The Medieval Distortion

During the Middle Ages Christians were taught that a religious calling was the privilege of the few, not the many. To have a calling was to copy the hairline of Friar Tuck and enter a monastery. Of course, this belief had and has no Scriptural basis. Throughout the New Testament the clear teaching of Christ and the apostles is that all believers are drafted by God in order to serve in His infantry. Whether we like it or not, to be a follower of Christ is to be given standing orders. We need to feel the thrilling absurdity of this revelation: that Jerry Popper, who flips burgers at MacDonalds in Minneapolis, has every bit as much of a spiritual calling as John Piper, who writes Christian books for a global audience.

The Modern Distortion

This second error takes a little bit more work to see than the first. The lie is subtle, like the sour taste of a glass of wine a day too old. Protestants often preach the message that every life is a spiritual calling - that being a teacher, or a doctor, or an accountant, or a mom, has value before God. As near as this statement is to the truth it is in fact separated from reality by an infinite chasm. Here is the vital difference to appreciate: any life can be lived as a spiritual vocation, but no life is automatically a spiritual vocation. In other words, a teacher can teach for the glory of God; however, God is not glorified by the mere act of teaching. An accountant can serve God by doing tax returns, but doing tax returns is not in itself a service to God. Here is the point: a life must be lived for the glory of God if God is to be glorified. Intent and resolve are required for the raw ingredients of life to be cooked into a spiritual calling. Yes, we all have the potential of living our lives as a spiritual calling (assuming, that is, you are neither a prostitute nor assassin), but for this to happen, a choice must be made - a purpose must be owned, adopted, and applied.

The Postmodern Distortion

We children of the current age love to navel gaze. We delight in imagining that our hearts are a gold mine, and that if we dig deep enough, eventually we will find a treasury of hidden meaning, unique purpose, inexhaustible passion, and personal fulfillment. Thus, like Don Quixote, we go on a fool’s errand wasting our lives looking for a lost grail that might or might not exist.

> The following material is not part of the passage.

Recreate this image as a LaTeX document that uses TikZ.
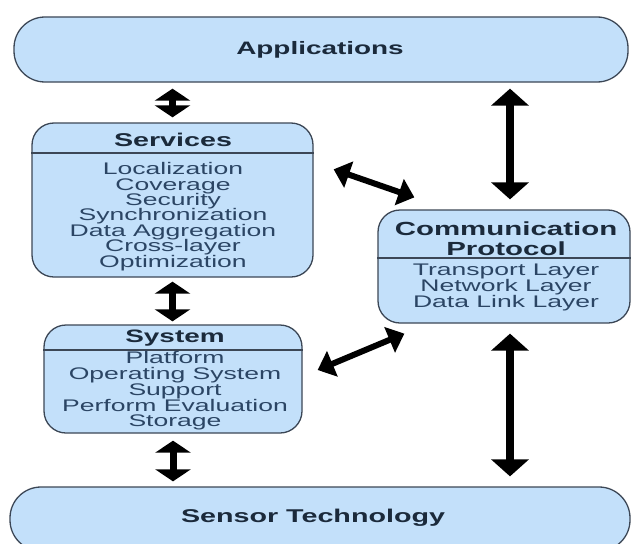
\documentclass[tikz,border=0pt]{standalone}
\usepackage{fontspec}
\usetikzlibrary{arrows.meta}
\newfontfamily\wfont[FakeStretch=1.55]{Liberation Sans}
\newfontfamily\ifont[FakeStretch=1.58]{Liberation Sans}
\newcommand\tightlines{\lineskiplimit=-50pt\relax}
\definecolor{boxfill}{HTML}{C3E0FA}
\definecolor{boxline}{HTML}{3C4756}
\definecolor{titlecol}{HTML}{1B2A3B}
\definecolor{itemcol}{HTML}{2B4564}
\tikzset{
  box/.style={draw=boxline, line width=1.3pt, fill=boxfill, rounded corners=22pt, inner sep=0pt},
  stadium/.style={draw=boxline, line width=1.3pt, fill=boxfill, rounded corners=31pt, inner sep=0pt},
  ttl/.style={text=titlecol, font=\wfont\bfseries\fontsize{18}{19}\selectfont, align=center, inner sep=0pt},
  itm/.style={text=itemcol, font=\ifont\fontsize{16.8}{15.4}\selectfont\tightlines, align=center, inner sep=0pt},
  divider/.style={draw=boxline, line width=1.1pt},
  vbig/.style={line width=8pt, {Triangle[width=37pt,length=17pt]}-{Triangle[width=37pt,length=17pt]}},
  vsmall/.style={line width=7pt, {Triangle[width=35pt,length=12pt]}-{Triangle[width=35pt,length=12pt]}},
  diag/.style={line width=6pt, {Triangle[width=27pt,length=16pt]}-{Triangle[width=27pt,length=16pt]}}
}
\begin{document}
\begin{tikzpicture}[x=1pt,y=-1pt]
\useasboundingbox (0,0) rectangle (636,543);
\clip (0,0) rectangle (636,543);
\fill[white] (0,0) rectangle (636,543);

% Applications
\node[stadium, minimum width=614pt, minimum height=65pt] (app) at (321,49.5) {};
\node[ttl] (appt) at (320,50) {Applications};

% Sensor Technology
\node[stadium, minimum width=620pt, minimum height=64pt] (sen) at (320,519) {};
\node[ttl, font=\wfont\bfseries\fontsize{18.5}{19}\selectfont] (sent) at (313,518) {Sensor Technology};

% Services
\node[box, minimum width=281pt, minimum height=154pt] (svc) at (172.5,200) {};
\draw[divider] (svc.west |- 0,153) -- (svc.east |- 0,153);
\node[ttl, font=\wfont\bfseries\fontsize{18.5}{19}\selectfont] (svct) at (173,140) {Services};
\node[itm] (svci) at (173,216.5) {Localization\\Coverage\\Security\\Synchronization\\Data Aggregation\\Cross-layer\\Optimization};

% System
\node[box, minimum width=258pt, minimum height=108pt] (sys) at (173,379) {};
\draw[divider] (sys.west |- 0,350) -- (sys.east |- 0,350);
\node[ttl] (syst) at (175,338) {System};
\node[itm, font=\ifont\fontsize{16.8}{15.8}\selectfont\tightlines] (sysi) at (175,391) {Platform\\Operating System\\Support\\Perform Evaluation\\Storage};

% Communication Protocol
\node[box, minimum width=252pt, minimum height=113pt] (com) at (504,266.5) {};
\draw[divider] (com.west |- 0,258) -- (com.east |- 0,258);
\node[ttl, font=\wfont\bfseries\fontsize{19}{19.5}\selectfont] (comt) at (506,238.5) {Communication\\Protocol};
\node[itm, font=\ifont\fontsize{16.8}{16}\selectfont\tightlines] (comi) at (506,287.5) {Transport Layer\\Network Layer\\Data Link Layer};

% arrows, left column
\draw[vsmall, shorten <=6pt, shorten >=5pt] (svc.north |- app.south) -- (svc.north);
\draw[vsmall, shorten <=4pt, shorten >=3pt] (svc.south) -- (sys.north -| svc.south);
\draw[vsmall, shorten <=7pt, shorten >=5pt] (sys.south) -- (sen.north -| sys.south);

% arrows, right column
\draw[vbig, shorten <=6pt, shorten >=10pt] ([xshift=6pt]com.north |- app.south) -- ([xshift=6pt]com.north);
\draw[vbig, shorten <=10pt, shorten >=10pt] ([xshift=6pt]com.south) -- ([xshift=6pt]com.south |- sen.north);

% diagonal arrows
\draw[diag] ([shift={(20,47)}]svc.north east) -- ([shift={(37,-12)}]com.north west);
\draw[diag] ([shift={(15,-9)}]sys.east) -- ([shift={(27,10)}]com.south west);
\end{tikzpicture}
\end{document}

The truth is that for Christians there are always two sides of our calling, the specific and the general. Yet, whereas our culture places the weight of the burden on trying to discern what is specific and unique about my life, the Bible does the opposite. The New Testament wastes no time exhorting us to discover the True Me. Instead, the focus of the apostles is always on describing the general job description that all share in Christ. In fact, one of the great tragedies of the modern quest for meaning is that Christians waste so much time trying to figure out a unique purpose that they never get the stuff done that God has clearly asked them to do.

My advice to guys searching for purpose is to read Matt. 5-7, Matt. 28:18-20, I Cor. 13, and Rom. 12. Once they master this job description they can come back and ask for more. So far I’ve never had a second visit.

Questions for Small Groups and Self-Reflection

1.      How have you been influenced by the medieval distortion?

2.      How have you been influenced by the modern distortion?

3.      How have you been influenced by the postmodern distortion?

4.      What difference does it make to your sense of calling if you read, for example, Matt. 5-7 as a job description?


Note: for more on the first two distortions, see Os Guinness’s book, The Call.